Economic News Blog
Posted by: Steven Kline, Jr. 7. August 2013

Capital Goods New Orders Grow 18.7% in June 2013

According to the Census Bureau, real capital goods new orders in June 2013 were $109,835 million. That is the fourth highest level of capital goods new orders ever. This is an increase of 18.7% compared to June 2012. This is the the third straight month-over-month increase and it is the fastest rate of month-over-month growth since February 2012. The annual rate of change, having contracted for five months, is now growing again. Sustained growth in real capital goods new orders would be a very positive sign for durable goods manufacturing.

Most economists and media outlets like to discount total capital goods new orders because aerospace orders are a significant portion of the total and are highly volatile. However, if you are a parts manufacturer those orders are just as important as any other. And, by using rate of change, especially annual rates of change, a lot of that volatility gets removed. The volatility is only a problem when you want to compared July to June for example.
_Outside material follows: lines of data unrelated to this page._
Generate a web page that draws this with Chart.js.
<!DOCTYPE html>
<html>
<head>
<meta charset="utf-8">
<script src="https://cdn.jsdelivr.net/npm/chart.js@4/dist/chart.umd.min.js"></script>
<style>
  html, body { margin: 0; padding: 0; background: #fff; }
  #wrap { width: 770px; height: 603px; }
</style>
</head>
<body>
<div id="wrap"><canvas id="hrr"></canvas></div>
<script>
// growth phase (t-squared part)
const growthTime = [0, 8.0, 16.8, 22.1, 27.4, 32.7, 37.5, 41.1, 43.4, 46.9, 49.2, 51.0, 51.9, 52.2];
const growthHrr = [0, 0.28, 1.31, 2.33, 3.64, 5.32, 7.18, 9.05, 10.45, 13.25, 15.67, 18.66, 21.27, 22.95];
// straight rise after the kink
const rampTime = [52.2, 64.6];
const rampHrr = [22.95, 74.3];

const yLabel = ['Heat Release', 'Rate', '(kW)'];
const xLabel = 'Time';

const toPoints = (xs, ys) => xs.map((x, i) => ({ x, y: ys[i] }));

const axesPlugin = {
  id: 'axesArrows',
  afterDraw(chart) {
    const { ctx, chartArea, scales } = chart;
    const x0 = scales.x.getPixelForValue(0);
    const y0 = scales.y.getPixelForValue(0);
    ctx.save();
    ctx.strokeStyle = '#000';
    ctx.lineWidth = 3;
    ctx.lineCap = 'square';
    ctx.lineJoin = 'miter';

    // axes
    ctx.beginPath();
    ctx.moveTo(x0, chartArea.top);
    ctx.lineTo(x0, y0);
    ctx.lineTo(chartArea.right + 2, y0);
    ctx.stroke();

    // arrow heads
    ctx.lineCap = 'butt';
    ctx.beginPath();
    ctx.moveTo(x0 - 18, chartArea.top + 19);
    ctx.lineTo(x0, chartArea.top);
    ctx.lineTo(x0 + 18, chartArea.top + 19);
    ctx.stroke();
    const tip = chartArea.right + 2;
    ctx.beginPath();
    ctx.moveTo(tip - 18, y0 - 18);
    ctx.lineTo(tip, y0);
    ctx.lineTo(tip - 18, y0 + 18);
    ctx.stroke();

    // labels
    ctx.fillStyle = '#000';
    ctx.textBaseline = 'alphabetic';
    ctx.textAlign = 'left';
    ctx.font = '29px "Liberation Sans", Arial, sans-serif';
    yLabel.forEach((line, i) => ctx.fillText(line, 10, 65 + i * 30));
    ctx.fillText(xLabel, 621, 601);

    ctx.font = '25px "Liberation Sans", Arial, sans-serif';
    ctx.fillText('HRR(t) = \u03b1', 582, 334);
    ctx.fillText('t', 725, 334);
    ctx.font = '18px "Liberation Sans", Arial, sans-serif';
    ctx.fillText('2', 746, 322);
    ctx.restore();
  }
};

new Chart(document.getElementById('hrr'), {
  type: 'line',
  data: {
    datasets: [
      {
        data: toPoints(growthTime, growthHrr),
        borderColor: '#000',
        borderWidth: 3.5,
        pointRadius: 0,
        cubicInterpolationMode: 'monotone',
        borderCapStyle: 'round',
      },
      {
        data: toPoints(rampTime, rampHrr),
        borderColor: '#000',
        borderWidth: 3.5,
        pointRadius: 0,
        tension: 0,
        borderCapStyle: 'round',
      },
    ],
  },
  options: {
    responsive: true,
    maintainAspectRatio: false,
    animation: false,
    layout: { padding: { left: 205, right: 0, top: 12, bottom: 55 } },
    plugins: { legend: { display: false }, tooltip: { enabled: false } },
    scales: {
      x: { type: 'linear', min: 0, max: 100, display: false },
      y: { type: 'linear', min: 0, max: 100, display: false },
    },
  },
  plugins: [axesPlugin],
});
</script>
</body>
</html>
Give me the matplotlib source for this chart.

This is what most people do and is why they focus on core orders or orders minus aerospace and defense.

A good leading indicator for real capital goods new orders is real consumer spending. As consumers spend more on all goods, businesses need more capital equipment to make the goods consumers are buying. Since October 2011, the rate of growth in real consumer spending has been slowly decelerating. This correlates with slowing growth or an accelerating contraction in capital goods new orders. But, the trends in real personal income are indicating that real consumer spending should see accelerating growth soon. This should lead to more and faster growth in real capital goods new orders.

We use real capital goods new orders to forecast activity in metalcutting job shops, durable goods, and metalworking.